Image of the Week

West Nile virus (the mosquito/tickborne encephalitic virus) has been in the news a lot recently (albeit in a much quieter way than it’s flashier cousins) – last year alone there were 5,674 confirmed cases of the virus, the highest since 2003. What is less commonly known is that West Nile virus (WNV) was only introduced into the US in 1999. Pictured below are three maps illustrating the virus’ incredible (and alarmingly rapid) spread across the country.

(all maps courtesy of the CDC)

1999

Introduced in New York State, notice that by the end of 1999 all human cases of WNV were limited to the state of New York.

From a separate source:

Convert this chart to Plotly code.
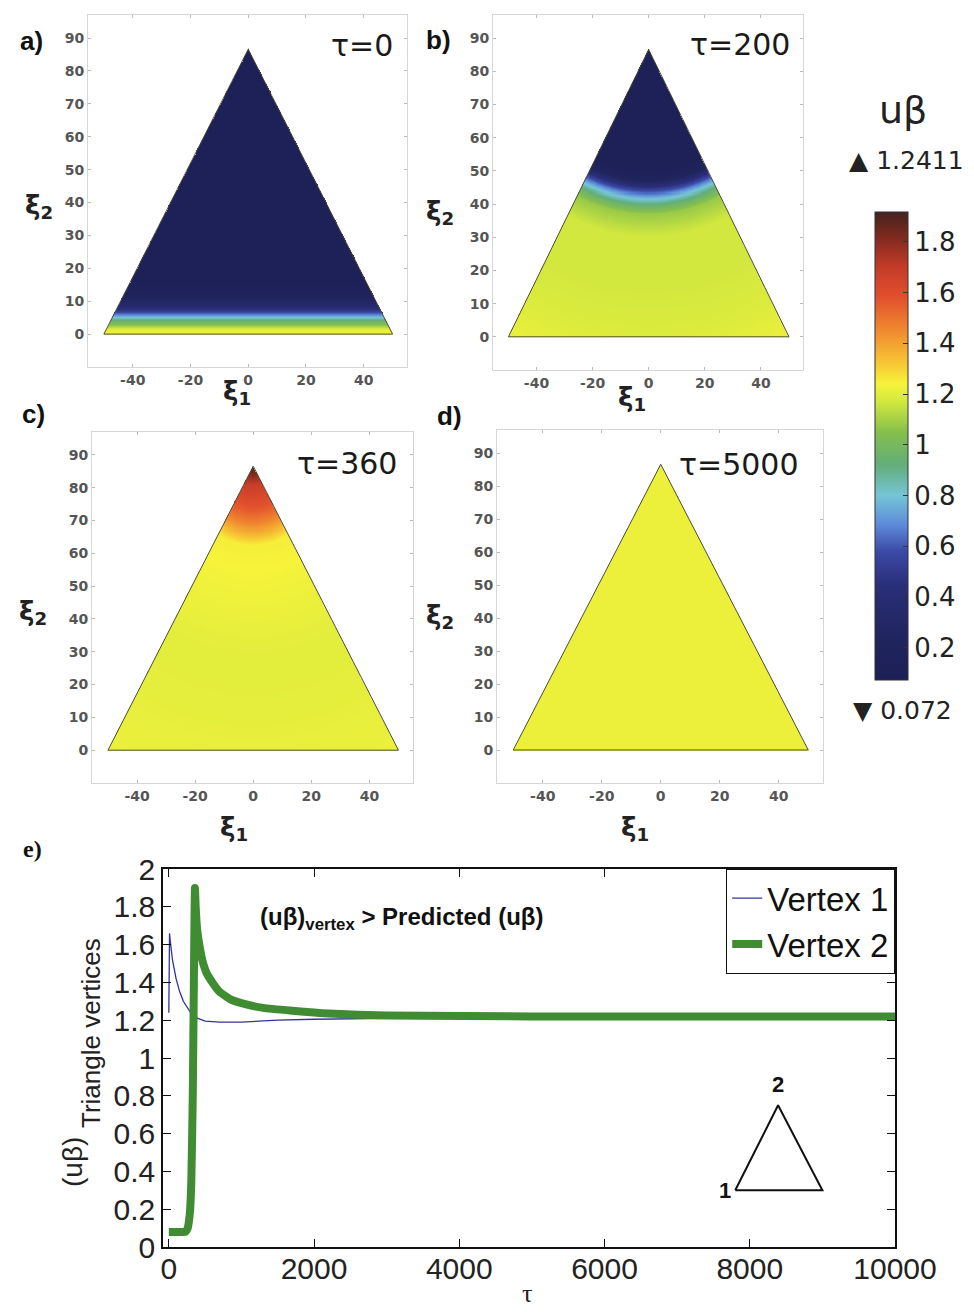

First introduced in NY, here we have the 1999 map of all cases of WNV in the US.
First introduced in NY, here we have the 1999 map of all cases of WNV in the US.

2001

By 2001, the virus had spread to nearly 30 states, with human cases in 10 states.

WNV cases in 2001
WNV cases in 2001 – the disease exists in humans across the North East and Southern states.

2003

By 2003, the virus was present in humans in 45 of the 48 contiguous states, with just Oregon and Washington remaining  WNV-free.

WNV cases in 2003
WNV cases in 2003

Today, cases of West Nile Virus have occured in all 48 contiguous states, with the numbers of cases often continuing to grow. The moral of the story? Viruses are very resilient. In order to so effectively and quickly spread across the country, the virus had to survive several brutal winters (known as “overwintering”) – remember, this is virus originating in the significantly warmer climates of the African continent.  We were very lucky that while WNV has the capacity to be severely pathogenic (encephalitis is no joke), 80% of those infected are asymptomatic. What if it had been Rift Valley Fever instead?